If your veterinarian has informed you about a specific, acute health issue, Just Food For Dogs’ Vet Support and prescription meals may be able to provide your dog with the right nutrition while avoiding problematic ingredients. There are 12 meals to choose from that are specifically formulated to meet the needs of complex health issues, such as IBD or Colitis. This brand also offers probiotic supplements, but no digestive enzymes that we know of.
If fresh food doesn’t fit into your budget, there are premium, dry food options like Sundays Dog Food or Spot & Tango’s UnKibble. Although I don’t know of any digestibility studies conducted on these dried foods, I would expect them to be more digestible since they are made with human-grade whole foods and don’t include the types of offending fillers cheap kibbles include.

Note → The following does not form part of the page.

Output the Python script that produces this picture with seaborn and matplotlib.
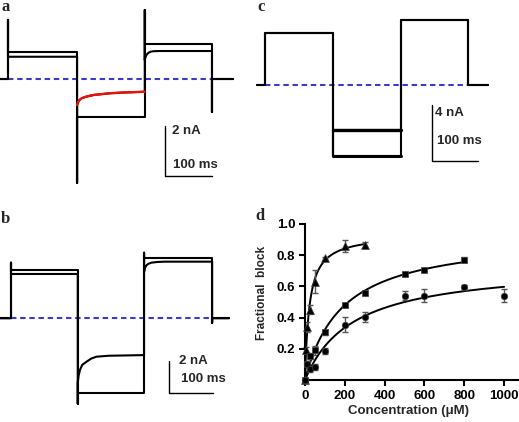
import numpy as np
import pandas as pd
import matplotlib
matplotlib.use('Agg')
import matplotlib.pyplot as plt
import seaborn as sns

sns.set_style('white')
plt.rcParams['font.family'] = ['Liberation Sans', 'DejaVu Sans']
plt.rcParams['font.weight'] = 'bold'

# ---------------- traces (ms, nA) ----------------
# panel a
a_steps = [0, 147, 291, 434]
a_span = (-17, 479)
a_spikes = [2.36, -4.16, 2.76, -1.32]
a_lvl_1 = [1.07, -1.53, 1.39]
a_lvl_2_first = 0.89
a_relax_t = [0, 2, 5, 10, 17, 25, 35, 50, 70, 100, 144]
a_relax_i = [-1.04, -0.93, -0.84, -0.77, -0.72, -0.68, -0.64, -0.61, -0.57, -0.54, -0.51]
a_tail_t = [0, 2, 5, 8, 12, 18, 30, 60, 143]
a_tail_i = [0.76, 0.9, 1.0, 1.05, 1.09, 1.11, 1.12, 1.12, 1.12]

# panel b
b_steps = [0, 150, 299, 452]
b_span = (-25, 490)
b_spikes = [3.48, -5.33, 4.10, -0.29]
b_lvl_1 = [3.02, -4.65, 3.75]
b_lvl_2_first = 2.77
b_relax_t = [0, 2, 5, 10, 20, 30, 42, 70, 149]
b_relax_i = [-4.02, -3.58, -3.23, -2.91, -2.71, -2.52, -2.40, -2.34, -2.30]
b_tail_t = [0, 2, 6, 10, 17, 30, 47, 153]
b_tail_i = [2.91, 3.15, 3.33, 3.41, 3.48, 3.52, 3.54, 3.54]

# panel c
c_steps = [0, 147, 295, 441]
c_span = (-17, 485)
c_lvl_1 = [3.69, -5.07, 4.64]
c_lvl_2 = [3.69, -3.20, 4.64]

# ---------------- dose response ----------------
tri_conc = [0, 5, 10, 25, 50, 100, 200, 300]
tri_block = [0, 0.19, 0.34, 0.45, 0.63, 0.78, 0.86, 0.865]
tri_err = [0, 0.02, 0.03, 0.03, 0.075, 0.01, 0.04, 0.02]

sq_conc = [0, 10, 25, 50, 100, 200, 300, 500, 600, 800]
sq_block = [0, 0.10, 0.155, 0.19, 0.305, 0.48, 0.555, 0.68, 0.705, 0.772]
sq_err = [0, 0.02, 0.02, 0.03, 0.015, 0.01, 0.01, 0.015, 0.008, 0.015]

circ_conc = [0, 10, 25, 50, 100, 200, 300, 500, 600, 800, 1000]
circ_block = [0, 0.10, 0.07, 0.085, 0.185, 0.355, 0.405, 0.54, 0.54, 0.595, 0.54]
circ_err = [0, 0.02, 0.02, 0.02, 0.02, 0.05, 0.03, 0.03, 0.043, 0.015, 0.042]

W, H = 519, 422
fig = plt.figure(figsize=(W / 100, H / 100), dpi=100)
LW = 1.5
BLUE = '#3b3bc8'


def flat(lvl, dur):
    return [0, dur], [lvl, lvl]


def build_trace(steps, span, segs, spikes):
    t = [span[0], steps[0]]
    y = [0, 0]
    for k, (st, si) in enumerate(segs):
        t0 = steps[k]
        t += [t0, t0]
        y += [spikes[k], si[0]]
        t += [t0 + x for x in st]
        y += list(si)
    t += [steps[-1], steps[-1], span[1]]
    y += [spikes[-1], 0, 0]
    return t, y


def trace_axes(box, t_px0, base_py, px_ms, px_na):
    left, top, w, h = box
    ax = fig.add_axes([left / W, 1 - (top + h) / H, w / W, h / H])
    ax.set_xlim((left - t_px0) / px_ms, (left + w - t_px0) / px_ms)
    ax.set_ylim((base_py - (top + h)) / px_na, (base_py - top) / px_na)
    ax.axis('off')
    return ax


def scale_bar(ax, t0, i0, dt, di, label_i, tx, ty_i, ty_t):
    ax.plot([t0, t0, t0 + dt], [i0 + di, i0, i0], color='black', lw=1.0)
    ax.text(tx, ty_i, label_i, fontsize=9.5, va='center', ha='left')
    ax.text(tx + 3, ty_t, '100 ms', fontsize=9.5, va='center', ha='left')


def durs(steps):
    return [steps[1] - steps[0], steps[2] - steps[1], steps[3] - steps[2]]


# ---- panel a
ax_a = trace_axes((0, 0, 240, 195), 8, 79, 0.47, 25)
d = durs(a_steps)
ax_a.plot([0, a_steps[-1]], [0, 0], color=BLUE, lw=LW, ls=(0, (2.6, 1.8)), zorder=1)
t1, i1 = build_trace(a_steps, a_span, [flat(v, d[k]) for k, v in enumerate(a_lvl_1)], a_spikes)
t2, i2 = build_trace(a_steps, a_span,
                     [flat(a_lvl_2_first, d[0]), (a_relax_t, a_relax_i), (a_tail_t, a_tail_i)], a_spikes)
ax_a.plot(t1, i1, color='black', lw=LW)
ax_a.plot(t2, i2, color='black', lw=LW)
ax_a.plot([a_steps[1] + x for x in a_relax_t], a_relax_i, color='#e8140c', lw=LW + 0.2, zorder=3)
scale_bar(ax_a, 334, -3.88, 100, 2, '2 nA', 348, -2.07, -3.46)

# ---- panel b
ax_b = trace_axes((0, 200, 240, 215), 11, 318.3, 0.445, 16)
d = durs(b_steps)
ax_b.plot([0, b_steps[-1]], [0, 0], color=BLUE, lw=LW, ls=(0, (2.6, 1.8)), zorder=1)
t1, i1 = build_trace(b_steps, b_span, [flat(v, d[k]) for k, v in enumerate(b_lvl_1)], b_spikes)
t2, i2 = build_trace(b_steps, b_span,
                     [flat(b_lvl_2_first, d[0]), (b_relax_t, b_relax_i), (b_tail_t, b_tail_i)], b_spikes)
ax_b.plot(t1, i1, color='black', lw=LW)
ax_b.plot(t2, i2, color='black', lw=LW)
scale_bar(ax_b, 355, -4.65, 100, 2, '2 nA', 378, -2.65, -3.82)

# ---- panel c
ax_c = trace_axes((250, 0, 260, 195), 265, 85, 0.46, 14)
d = durs(c_steps)
ax_c.plot([0, c_steps[-1]], [0, 0], color=BLUE, lw=LW, ls=(0, (2.6, 1.8)), zorder=1)
t1, i1 = build_trace(c_steps, c_span, [flat(v, d[k]) for k, v in enumerate(c_lvl_1)],
                     [c_lvl_1[0], c_lvl_1[1], c_lvl_1[2], 0])
t2, i2 = build_trace(c_steps, c_span, [flat(v, d[k]) for k, v in enumerate(c_lvl_2)],
                     [c_lvl_2[0], c_lvl_1[1], c_lvl_2[2], 0])
ax_c.plot(t1, i1, color='black', lw=LW)
ax_c.plot(t2, i2, color='black', lw=LW)
ax_c.plot([c_steps[1], c_steps[2]], [c_lvl_1[1], c_lvl_1[1]], color='black', lw=2.2)
ax_c.plot([c_steps[1], c_steps[2]], [c_lvl_2[1], c_lvl_2[1]], color='black', lw=2.4)
scale_bar(ax_c, 362, -5.43, 100, 4, '4 nA', 370, -2.02, -3.99)

# ---- panel d
ax_d = fig.add_axes([305 / W, 1 - 380 / H, 213 / W, 156 / H])


def fit_hyperbola(conc, block):
    c = np.asarray(conc, float)
    y = np.asarray(block, float)
    best = None
    for k in np.linspace(1, 1500, 3000):
        f = c / (c + k)
        bmax = (f @ y) / (f @ f)
        sse = ((y - bmax * f) ** 2).sum()
        if best is None or sse < best[0]:
            best = (sse, bmax, k)
    return best[1], best[2]


series = [('tri', tri_conc, tri_block, tri_err, '^', 32),
          ('sq', sq_conc, sq_block, sq_err, 's', 20),
          ('circ', circ_conc, circ_block, circ_err, 'o', 22)]
for name, conc, block, err, mk, ms in series:
    bmax, k = fit_hyperbola(conc, block)
    xs = np.linspace(0, max(conc), 300)
    fit_df = pd.DataFrame({'conc': xs, 'block': bmax * xs / (xs + k)})
    sns.lineplot(data=fit_df, x='conc', y='block', color='black', lw=1.4, ax=ax_d)
    ax_d.errorbar(conc, block, yerr=err, fmt='none', ecolor='#555555',
                  elinewidth=1, capsize=2.5, capthick=1, clip_on=False)
    pts = pd.DataFrame({'conc': conc, 'block': block})
    sns.scatterplot(data=pts, x='conc', y='block', marker=mk, s=ms, color='black',
                    edgecolor='#444444', linewidth=0.5, ax=ax_d, clip_on=False, zorder=4)

ax_d.set_xlim(0, 1070)
ax_d.set_ylim(0, 1.0)
ax_d.set_xticks([0, 200, 400, 600, 800, 1000])
ax_d.set_yticks([0.2, 0.4, 0.6, 0.8, 1.0])
ax_d.set_yticklabels(['0.2', '0.4', '0.6', '0.8', '1.0'])
for s in ['top', 'right']:
    ax_d.spines[s].set_visible(False)
for s in ['left', 'bottom']:
    ax_d.spines[s].set_linewidth(1.5)
    ax_d.spines[s].set_color('black')
ax_d.tick_params(direction='out', length=4, width=1.5, labelsize=9.5, pad=3,
                 bottom=True, left=True, colors='black')
ax_d.set_xlabel('Concentration (\u03bcM)', fontsize=9.5, fontweight='bold')
ax_d.set_ylabel('Fractional  block', fontsize=8.5, fontweight='bold')
ax_d.xaxis.set_label_coords(0.488, -0.16)
ax_d.yaxis.set_label_coords(-0.175, 0.555)

# panel letters
for letter, x, y in [('a', 2, 11), ('b', 1, 223), ('c', 257, 11), ('d', 255, 220)]:
    fig.text(x / W, 1 - y / H, letter, fontsize=12, fontweight='bold',
             family='Liberation Serif', va='baseline', ha='left')

fig.savefig('out.png', dpi=100)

Whatever dog food you choose, look for whole foods. Meat should always be the first ingredient, not meat meals or meat by-products. Organ meats are great for certain essential vitamins and minerals. Choose foods that avoid food powders, fillers (like corn, wheat, and soy), artificial ingredients, colors, or synthetic preservatives.
Veterinarians may prescribe medications to relieve the gas. According to the VCA, these may include zinc acetate, Yucca schidigera, or probiotics. They may take a stool sample.
It may be advised to feed your dog small, but more frequent meals if they eat quickly and become overly excited at mealtime. You may find a slow feeder bowl helpful as well as they require the dog to work for their food. And if you are feeding your dog fresh or wet food, a lick mat might slow them down.
Is diarrhea dangerous?
Diarrhea can be dangerous if not resolved quickly. You shouldn’t panic when you see it, since dogs commonly get diarrhea. But it is a health issue that requires attention.
Tiny dogs, such as Yorkies with diarrhea, are at risk of dehydration and hypoglycemia since they consume so few calories per day. Pay attention to puppies and senior dogs in particular, and try to keep them hydrated. Seek your vet’s help if the diarrhea is excessive, continues for an extended period of time, or if your dog won’t eat or drink.
If your dog ate fatty or spoiled food or is getting used to a new diet, they’ll probably recover quickly from a short bout of diarrhea. However, you should still keep an eye on it to ensure the diarrhea doesn’t worsen or last more than a few days.
If the diarrhea seems excessive, is accompanied by vomiting, dehydration, bloody stools, abdominal pain, lethargy, or if something just doesn’t seem right, trust your instinct and call your vet. You should also call your vet immediately if you suspect your dog ingested a foreign object or a toxic substance.
If you aren’t able to speak with your dog’s veterinarian, you can chat with one for free through Pawp.
What to do if your puppy experiences sudden gas and diarrhea
Puppies are growing at a rapid rate, so they need constant nourishment. If your puppy begins experiencing excessive gas and diarrhea, it’s a good idea to call your vet and follow their protocol.
In the meantime, offer bland food like white rice or dog-safe chicken broth, plus lots of fresh water.
Although gas and occasional diarrhea are bound to happen on occasion, most prolonged issues can be eliminated by offering healthy, whole dog food and avoiding other foods like table scraps, unhealthy treats, and access to spoiled food or non-food items.
If your dog experiences chronic bad gas or loose stools, visit your vet.